(Collected material):
_____

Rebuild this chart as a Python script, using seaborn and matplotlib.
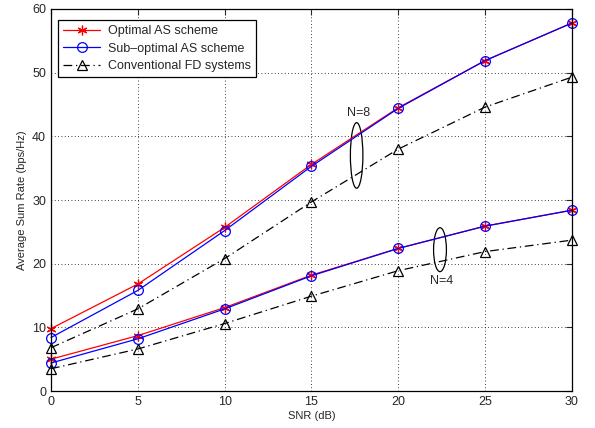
import numpy as np
import pandas as pd
import seaborn as sns
import matplotlib.pyplot as plt
from matplotlib.patches import Ellipse

snr = [0, 5, 10, 15, 20, 25, 30]

opt_n8 = [9.8, 16.8, 25.7, 35.6, 44.5, 51.9, 57.8]
sub_n8 = [8.4, 15.8, 25.2, 35.3, 44.4, 51.9, 57.8]
conv_n8 = [6.8, 12.9, 20.8, 29.7, 38.0, 44.6, 49.3]

opt_n4 = [5.0, 8.7, 13.1, 18.2, 22.4, 25.9, 28.4]
sub_n4 = [4.4, 8.2, 12.9, 18.1, 22.4, 25.9, 28.4]
conv_n4 = [3.5, 6.6, 10.6, 14.9, 18.9, 21.9, 23.7]

labels = ['Optimal AS scheme', 'Sub\u2013optimal AS scheme', 'Conventional FD systems']

sns.set_style('white')
plt.rcParams['font.family'] = ['Liberation Sans', 'DejaVu Sans']

fig = plt.figure(figsize=(5.95, 4.28), dpi=100)
ax = fig.add_axes([0.0857, 0.0864, 0.8756, 0.8926])

styles = [
    dict(color='red', marker=(6, 2, 0), face='red', size=7, dashes=None),
    dict(color='blue', marker='o', face='none', size=7, dashes=None),
    dict(color='black', marker='^', face='none', size=7, dashes=(7, 3, 1, 3)),
]

groups = [(opt_n8, opt_n4), (sub_n8, sub_n4), (conv_n8, conv_n4)]
for i, (ys8, ys4) in enumerate(groups):
    st = styles[i]
    for j, ys in enumerate([ys8, ys4]):
        sns.lineplot(x=snr, y=ys, ax=ax, color=st['color'], linewidth=0.9,
                     label=labels[i] if j == 0 else None)
        l = ax.lines[-1]
        l.set_marker(st['marker'])
        l.set_markersize(st['size'])
        l.set_markerfacecolor(st['face'])
        l.set_markeredgecolor(st['color'])
        l.set_markeredgewidth(0.9)
        l.set_clip_on(False)
        if st['dashes'] is not None:
            l.set_dashes(st['dashes'])

# ellipses marking the groups
ax.add_patch(Ellipse((17.6, 37.0), 0.72, 10.3, fill=False, edgecolor='black', linewidth=0.9))
ax.add_patch(Ellipse((22.4, 22.2), 0.74, 6.9, fill=False, edgecolor='black', linewidth=0.9))
ax.text(17.7, 43.6, 'N=8', ha='center', va='center', fontsize=9)
ax.text(22.5, 17.3, 'N=4', ha='center', va='center', fontsize=9)

ax.set_xlim(0, 30)
ax.set_ylim(0, 60)
ax.set_xticks(range(0, 31, 5))
ax.set_yticks(range(0, 61, 10))
ax.set_xlabel('SNR (dB)', fontsize=8, labelpad=2)
ax.set_ylabel('Average Sum Rate (bps/Hz)', fontsize=8, labelpad=4)
ax.tick_params(direction='in', top=True, right=True, length=4, labelsize=9, width=0.8)
ax.grid(True, linestyle=(0, (1, 3)), color='black', linewidth=0.6)
for s in ax.spines.values():
    s.set_color('black')
    s.set_linewidth(0.9)

leg = ax.legend(loc='upper left', bbox_to_anchor=(7 / 521, 1 - 11 / 382), borderaxespad=0,
                fontsize=9, frameon=True, fancybox=False, edgecolor='black', framealpha=1,
                handlelength=3.0, labelspacing=0.45, borderpad=0.4, handletextpad=0.6)
leg.get_frame().set_linewidth(0.9)

fig.savefig('out.png', dpi=100)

_____

(Stated problem):
Repeat only what lies between the start of the data and the end of the line containing "conv_n4 = [3.5, 6.6, 10.6, 14.9, 18.9, 21.9, 23.7]", exactly, with pictures left out.

(Task result):
Rebuild this chart as a Python script, using seaborn and matplotlib.
import numpy as np
import pandas as pd
import seaborn as sns
import matplotlib.pyplot as plt
from matplotlib.patches import Ellipse

snr = [0, 5, 10, 15, 20, 25, 30]

opt_n8 = [9.8, 16.8, 25.7, 35.6, 44.5, 51.9, 57.8]
sub_n8 = [8.4, 15.8, 25.2, 35.3, 44.4, 51.9, 57.8]
conv_n8 = [6.8, 12.9, 20.8, 29.7, 38.0, 44.6, 49.3]

opt_n4 = [5.0, 8.7, 13.1, 18.2, 22.4, 25.9, 28.4]
sub_n4 = [4.4, 8.2, 12.9, 18.1, 22.4, 25.9, 28.4]
conv_n4 = [3.5, 6.6, 10.6, 14.9, 18.9, 21.9, 23.7]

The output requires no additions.